There are a few thing I want to try out that will improve the results :

  1. The most obvious one is to train it on more data. I plan to train it on the europarl corpus as well.
  2. I have noticed that some of the wrong predictions are caused due to “you’re”. I use NLTKs tweet tokenizer which treats the the entire word “you’re” as 1 token. But Glove does not have an embedding for “you’re”, it has embeddings for “you” and “'re” . Therefore while training it treats “you’re” as an or unknown token. Need to fix that part.
  3. FastText embeddings perform better than Glove. Will need to test if FastText produces better results than Glove.

(Daniel Naber) #10

Thanks. I didn’t only mean general improvement, but is there an easy way to tune for precision, accepting a lower recall? We do that with our ngram approach by changing a threshold and it helps to avoid false alarms.


I’m not exactly sure on how to do that. Are you saying in your ngram approach you kept a threshold that gave fewer False Positives? I will check it out

(jaumeortola) #12

As Daniel said, it would be preferable to have more precision (fewer false positives), even at the expense of less recall (more false negatives). Let’s see if that is possible.

Your test set should be larger to find more interesting information.

I have tested some thousand correct sentences from the Europarl corpus, containing some words in the pair list (either, bounds, man…). Around 13% of the sentences give a false positive. We should try to minimize this number of false alarms.

Strangely, some false positives are related to words not present in the list. Is that possible? Could we simply ignore these positives? I’m not sure if we have talked about this before.

For example, this false positive is for the word “as”, but “as” is not in the list, or is it?

['I', 'would', 'stress', 'here', 'quite', 'clearly', 'and', 'unequivocally', 'that', ',', 'as', 'far', 'as', 'the', 'objectives', 'are', 'concerned', 'and', 'the', 'need', 'to', 'provide', 'the', 'necessary', 'funds', 'for', 'them', ',', 'there', 'is', 'no', 'dissent', 'whatsoever', '.'] 000000000010000000000

This is for “would”, but “would” is not in the list:

['I', 'would', 'point', 'out', ',', 'in', 'any', 'case', ',', 'that', 'one', 'of', 'the', 'organisations', 'with', 'which', 'Osama', 'bin', 'Laden', 'is', 'linked', 'is', 'called', 'the', "'", 'International', 'Front', 'for', 'Fighting', 'Jews', 'and', 'Crusades', "'", '.'] 010000000000000000000

I attach a file with more examples like these: (45.0 KB)

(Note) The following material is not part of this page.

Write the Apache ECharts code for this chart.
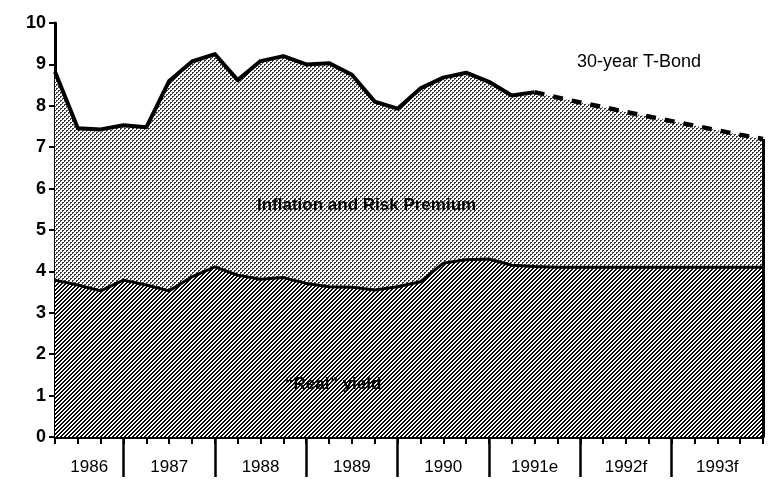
<!DOCTYPE html>
<html>
<head>
<meta charset="utf-8">
<script src="https://cdn.jsdelivr.net/npm/echarts@6/dist/echarts.min.js"></script>
<style>
  html, body { margin: 0; padding: 0; background: #fff; }
  #main { width: 772px; height: 483px; }
</style>
</head>
<body>
<div id="main"></div>
<script>
// quarterly points, Q2 1986 .. end of 1993
const tbond = [8.82, 7.46, 7.43, 7.53, 7.48, 8.6, 9.07, 9.25, 8.62, 9.08, 9.2, 9.0, 9.03, 8.75, 8.1, 7.93,
  8.42, 8.68, 8.8, 8.58, 8.25, 8.33, 8.2, 8.08, 7.97, 7.85, 7.74, 7.63, 7.52, 7.41, 7.3, 7.2];
const realYield = [3.79, 3.67, 3.53, 3.79, 3.67, 3.53, 3.87, 4.11, 3.91, 3.81, 3.85, 3.71, 3.63, 3.62, 3.55, 3.63,
  3.75, 4.2, 4.28, 4.3, 4.15, 4.12, 4.1, 4.1, 4.1, 4.1, 4.1, 4.1, 4.1, 4.1, 4.1, 4.1];
const lastActual = 21; // forecast (dashed) from here on
const years = ['1986', '1987', '1988', '1989', '1990', '1991e', '1992f', '1993f'];
const yearStart = [0, 3, 7, 11, 15, 19, 23, 27];
const xEnd = 31;
const yTicks = [0, 1, 2, 3, 4, 5, 6, 7, 8, 9, 10];

function makePattern(size, ink, fn) {
  const c = document.createElement('canvas');
  c.width = size; c.height = size;
  const ctx = c.getContext('2d');
  ctx.fillStyle = '#fff';
  ctx.fillRect(0, 0, size, size);
  ctx.fillStyle = ink;
  for (let x = 0; x < size; x++)
    for (let y = 0; y < size; y++)
      if (fn(x, y)) ctx.fillRect(x, y, 1, 1);
  return c;
}
const dots = makePattern(4, '#3a3a3a', (x, y) =>
  (x < 2 && y < 2 && !(x == 1 && y == 1)) || (x >= 2 && y >= 2 && !(x == 3 && y == 3)));
const hatch = makePattern(4, '#000', (x, y) => (x + y) % 4 < 2);

const yearMid = yearStart.map((s, i) => (s + (i + 1 < yearStart.length ? yearStart[i + 1] : xEnd)) / 2);
const yearByPos = {};
yearMid.forEach((m, i) => { yearByPos[m.toFixed(2)] = years[i]; });

const pts = arr => arr.map((v, i) => [i, v]);
const solid = tbond.map((v, i) => [i, i <= lastActual ? v : null]);
const dashed = tbond.map((v, i) => [i, i >= lastActual ? v : null]);

const sans = '"Liberation Sans", Arial, sans-serif';

let chart = echarts.init(document.getElementById('main'));
chart.setOption({
  backgroundColor: '#fff',
  animation: false,
  grid: { left: 55, right: 9, top: 23, bottom: 46 },
  xAxis: [
    {
      type: 'value', min: 0, max: xEnd, interval: 1,
      axisLine: { lineStyle: { color: '#000', width: 3 } },
      axisTick: { length: 7, lineStyle: { color: '#000', width: 2 } },
      axisLabel: { show: false },
      splitLine: { show: false }
    },
    {
      type: 'value', min: 0, max: xEnd, position: 'bottom',
      axisLine: { show: false },
      axisTick: { show: true, customValues: yearStart.slice(1), length: 40, lineStyle: { color: '#000', width: 2.5 } },
      axisLabel: {
        customValues: yearMid, margin: 22, color: '#000', fontSize: 17, fontFamily: sans,
        formatter: v => yearByPos[Number(v).toFixed(2)] || ''
      },
      splitLine: { show: false }
    }
  ],
  yAxis: {
    type: 'value', min: yTicks[0], max: yTicks[yTicks.length - 1], interval: 1,
    axisLine: { show: true, lineStyle: { color: '#000', width: 3 } },
    axisTick: { show: true, length: 6, lineStyle: { color: '#000', width: 2 } },
    axisLabel: { color: '#000', fontSize: 18, fontWeight: 'bold', fontFamily: sans, margin: 9 },
    splitLine: { show: false }
  },
  series: [
    {
      name: '30-year T-Bond', type: 'line', data: pts(tbond), symbol: 'none', z: 1,
      lineStyle: { width: 0 },
      areaStyle: { color: { image: dots, repeat: 'repeat' }, opacity: 1 },
      markLine: {
        symbol: 'none', silent: true, label: { show: false },
        lineStyle: { color: '#000', width: 3, type: 'solid' },
        data: [[{ coord: [xEnd, 0] }, { coord: [xEnd, tbond[xEnd]] }]]
      }
    },
    {
      name: 'Real yield', type: 'line', data: pts(realYield), symbol: 'none', z: 2,
      lineStyle: { color: '#000', width: 3 },
      areaStyle: { color: { image: hatch, repeat: 'repeat' }, opacity: 1 }
    },
    {
      name: 'T-Bond actual', type: 'line', data: solid, symbol: 'none', z: 3,
      lineStyle: { color: '#000', width: 4, join: 'round' }
    },
    {
      name: 'T-Bond forecast', type: 'line', data: dashed, symbol: 'none', z: 3,
      lineStyle: { color: '#000', width: 4.5, type: [10, 9] }
    }
  ],
  graphic: [
    { type: 'text', left: 577, top: 53, style: { text: '30-year T-Bond', fontSize: 18, fontFamily: sans, fill: '#000' } },
    { type: 'text', left: 257, top: 197, z: 10, style: { text: 'Inflation and Risk Premium', fontSize: 17, fontWeight: 'bold', fontFamily: sans, fill: '#000' } },
    { type: 'text', left: 285, top: 376, z: 10, style: { text: '\u201CReal\u201D yield', fontSize: 17, fontWeight: 'bold', fontFamily: sans, fill: '#000' } }
  ]
});
</script>
</body>
</html>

Could you publish a plain text version of the list of confusion pairs you are using so we can see it?


The selected confusion pairs :

Not selected :

“as” was in the confusion pairs list but I had removed it before training the model.
“would” is not there in the confusion pairs.

These cases will be ignored. When a ‘1’ is encountered, the system will do a lookup in the confusion_dict to find its corresponding confusion word. But in the case of “as” it finds that “as” is not in the confusion dict and hence does not change it. But this is a sign that the model should be improved, it’s not supposed to tag non-confusion words as ‘1’.


@dnaber the french confusion pairs found here have only ~50 confusion pairs compared to ~700 for english. Shall I train the model with just these pairs or is there any way I can get more to train on?

(Daniel Naber) #15

You could try to automatically find similar words. Or find lists of commonly confused words on the web. But starting with those ~50 pairs would also be fine.


[Update July 11th]

I have streamlined the code for the training process. Instruction on how to run is added to the Git repo.

Regarding the French confusion pair correction: So far I have trained 6 different version of the model but the results produced are not good. This is because the number of confusion pairs in French is less as compared to that in English. So the number of incorrect sentences formed <<< number of correct sentences.

I have fixed the problem now by using (Tatoeba + europarl + French News Crawl Articles 2013 + French News Crawl Articles 2008) and removing sentences which doesn’t have a confusion word (with a probability of 1/10). The model is being trained now.